Given information:
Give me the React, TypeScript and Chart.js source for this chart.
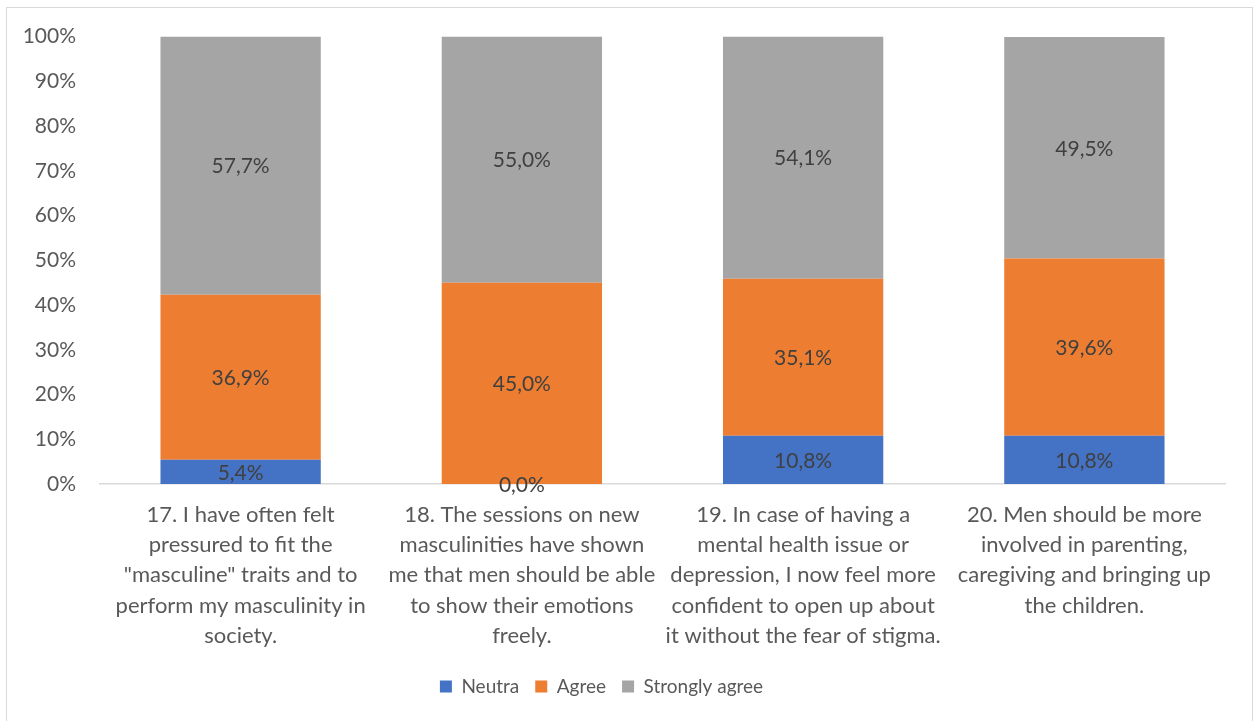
import React, { useEffect, useRef } from "react";
import { Chart, registerables } from "chart.js";

Chart.register(...registerables);

const categories: string[][] = [
  ["17. I have often felt", "pressured to fit the", "\"masculine\" traits and to", "perform my masculinity in", "society."],
  ["18. The sessions on new", "masculinities have shown", "me that men should be able", "to show their emotions", "freely."],
  ["19. In case of having a", "mental health issue or", "depression, I now feel more", "confident to open up about", "it without the fear of stigma."],
  ["20. Men should be more", "involved in parenting,", "caregiving and bringing up", "the children."],
];

const neutra = [5.4, 0.0, 10.8, 10.8];
const agree = [36.9, 45.0, 35.1, 39.6];
const stronglyAgree = [57.7, 55.0, 54.1, 49.5];

const yTicks = [0, 10, 20, 30, 40, 50, 60, 70, 80, 90, 100];

const FONT = "Lato, 'Open Sans', sans-serif";

const dataLabels = {
  id: "dataLabels",
  afterDatasetsDraw(chart: any) {
    const ctx = chart.ctx;
    ctx.save();
    ctx.font = `21px ${FONT}`;
    ctx.fillStyle = "#404040";
    ctx.textAlign = "center";
    ctx.textBaseline = "middle";
    chart.data.datasets.forEach((ds: any, di: number) => {
      const meta = chart.getDatasetMeta(di);
      meta.data.forEach((el: any, i: number) => {
        const v = ds.data[i] as number;
        const cy = (el.y + el.base) / 2;
        ctx.fillText(v.toFixed(1).replace(".", ",") + "%", el.x, cy + 1);
      });
    });
    ctx.restore();
  },
};

const legendShift = {
  id: "legendShift",
  afterLayout(chart: any) {
    const l = chart.legend;
    if (l) {
      l.left -= 11;
      l.right -= 11;
      l.top -= 1;
      l.bottom -= 1;
    }
  },
};

export default function App() {
  const ref = useRef<HTMLCanvasElement>(null);
  useEffect(() => {
    if (!ref.current) return;
    const chart = new Chart(ref.current, {
      type: "bar",
      data: {
        labels: categories,
        datasets: [
          { label: "Neutra", data: neutra, backgroundColor: "#4472C4", borderWidth: 0 },
          { label: "Agree", data: agree, backgroundColor: "#ED7D31", borderWidth: 0 },
          { label: "Strongly agree", data: stronglyAgree, backgroundColor: "#A5A5A5", borderWidth: 0 },
        ],
      },
      options: {
        animation: false,
        responsive: false,
        maintainAspectRatio: false,
        layout: { padding: { left: 0, right: 30, top: 36, bottom: 14 } },
        datasets: { bar: { categoryPercentage: 1, barPercentage: 0.57 } },
        scales: {
          x: {
            stacked: true,
            grid: { display: false, drawTicks: false },
            border: { display: true, color: "#d9d9d9", width: 1.5 },
            ticks: {
              color: "#595959",
              font: { family: FONT, size: 22, lineHeight: 1.37 },
              padding: 16,
              maxRotation: 0,
              autoSkip: false,
            },
            afterFit: (s: any) => { s.height = 178; },
          },
          y: {
            stacked: true,
            min: 0,
            max: 100,
            grid: { display: false, drawTicks: false },
            border: { display: false },
            afterBuildTicks: (s: any) => { s.ticks = yTicks.map((v) => ({ value: v })); },
            ticks: {
              color: "#595959",
              font: { family: FONT, size: 21 },
              padding: 24,
              callback: (v: any) => v + "%",
            },
            afterFit: (s: any) => { s.width = 100; },
          },
        },
        plugins: {
          legend: {
            position: "bottom",
            labels: {
              color: "#595959",
              font: { family: FONT, size: 19 },
              boxWidth: 12,
              boxHeight: 12,
              padding: 16,
            },
          },
          tooltip: { enabled: false },
        },
      },
      plugins: [dataLabels, legendShift],
    });
    return () => chart.destroy();
  }, []);
  return (
    <div style={{ position: "fixed", left: 0, top: 0, width: 1255, height: 721, background: "#fff", overflow: "hidden" }}>
      <div style={{ position: "absolute", left: 6, top: 7, width: 1245, height: 720, border: "1px solid #d9d9d9" }} />
      <canvas ref={ref} width={1255} height={721} style={{ position: "absolute", left: 0, top: 0 }} />
    </div>
  );
}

Request:
Omit the pictures and reproduce the listing exactly.

Correct result:
Give me the React, TypeScript and Chart.js source for this chart.
import React, { useEffect, useRef } from "react";
import { Chart, registerables } from "chart.js";

Chart.register(...registerables);

const categories: string[][] = [
  ["17. I have often felt", "pressured to fit the", "\"masculine\" traits and to", "perform my masculinity in", "society."],
  ["18. The sessions on new", "masculinities have shown", "me that men should be able", "to show their emotions", "freely."],
  ["19. In case of having a", "mental health issue or", "depression, I now feel more", "confident to open up about", "it without the fear of stigma."],
  ["20. Men should be more", "involved in parenting,", "caregiving and bringing up", "the children."],
];

const neutra = [5.4, 0.0, 10.8, 10.8];
const agree = [36.9, 45.0, 35.1, 39.6];
const stronglyAgree = [57.7, 55.0, 54.1, 49.5];

const yTicks = [0, 10, 20, 30, 40, 50, 60, 70, 80, 90, 100];

const FONT = "Lato, 'Open Sans', sans-serif";

const dataLabels = {
  id: "dataLabels",
  afterDatasetsDraw(chart: any) {
    const ctx = chart.ctx;
    ctx.save();
    ctx.font = `21px ${FONT}`;
    ctx.fillStyle = "#404040";
    ctx.textAlign = "center";
    ctx.textBaseline = "middle";
    chart.data.datasets.forEach((ds: any, di: number) => {
      const meta = chart.getDatasetMeta(di);
      meta.data.forEach((el: any, i: number) => {
        const v = ds.data[i] as number;
        const cy = (el.y + el.base) / 2;
        ctx.fillText(v.toFixed(1).replace(".", ",") + "%", el.x, cy + 1);
      });
    });
    ctx.restore();
  },
};

const legendShift = {
  id: "legendShift",
  afterLayout(chart: any) {
    const l = chart.legend;
    if (l) {
      l.left -= 11;
      l.right -= 11;
      l.top -= 1;
      l.bottom -= 1;
    }
  },
};

export default function App() {
  const ref = useRef<HTMLCanvasElement>(null);
  useEffect(() => {
    if (!ref.current) return;
    const chart = new Chart(ref.current, {
      type: "bar",
      data: {
        labels: categories,
        datasets: [
          { label: "Neutra", data: neutra, backgroundColor: "#4472C4", borderWidth: 0 },
          { label: "Agree", data: agree, backgroundColor: "#ED7D31", borderWidth: 0 },
          { label: "Strongly agree", data: stronglyAgree, backgroundColor: "#A5A5A5", borderWidth: 0 },
        ],
      },
      options: {
        animation: false,
        responsive: false,
        maintainAspectRatio: false,
        layout: { padding: { left: 0, right: 30, top: 36, bottom: 14 } },
        datasets: { bar: { categoryPercentage: 1, barPercentage: 0.57 } },
        scales: {
          x: {
            stacked: true,
            grid: { display: false, drawTicks: false },
            border: { display: true, color: "#d9d9d9", width: 1.5 },
            ticks: {
              color: "#595959",
              font: { family: FONT, size: 22, lineHeight: 1.37 },
              padding: 16,
              maxRotation: 0,
              autoSkip: false,
            },
            afterFit: (s: any) => { s.height = 178; },
          },
          y: {
            stacked: true,
            min: 0,
            max: 100,
            grid: { display: false, drawTicks: false },
            border: { display: false },
            afterBuildTicks: (s: any) => { s.ticks = yTicks.map((v) => ({ value: v })); },
            ticks: {
              color: "#595959",
              font: { family: FONT, size: 21 },
              padding: 24,
              callback: (v: any) => v + "%",
            },
            afterFit: (s: any) => { s.width = 100; },
          },
        },
        plugins: {
          legend: {
            position: "bottom",
            labels: {
              color: "#595959",
              font: { family: FONT, size: 19 },
              boxWidth: 12,
              boxHeight: 12,
              padding: 16,
            },
          },
          tooltip: { enabled: false },
        },
      },
      plugins: [dataLabels, legendShift],
    });
    return () => chart.destroy();
  }, []);
  return (
    <div style={{ position: "fixed", left: 0, top: 0, width: 1255, height: 721, background: "#fff", overflow: "hidden" }}>
      <div style={{ position: "absolute", left: 6, top: 7, width: 1245, height: 720, border: "1px solid #d9d9d9" }} />
      <canvas ref={ref} width={1255} height={721} style={{ position: "absolute", left: 0, top: 0 }} />
    </div>
  );
}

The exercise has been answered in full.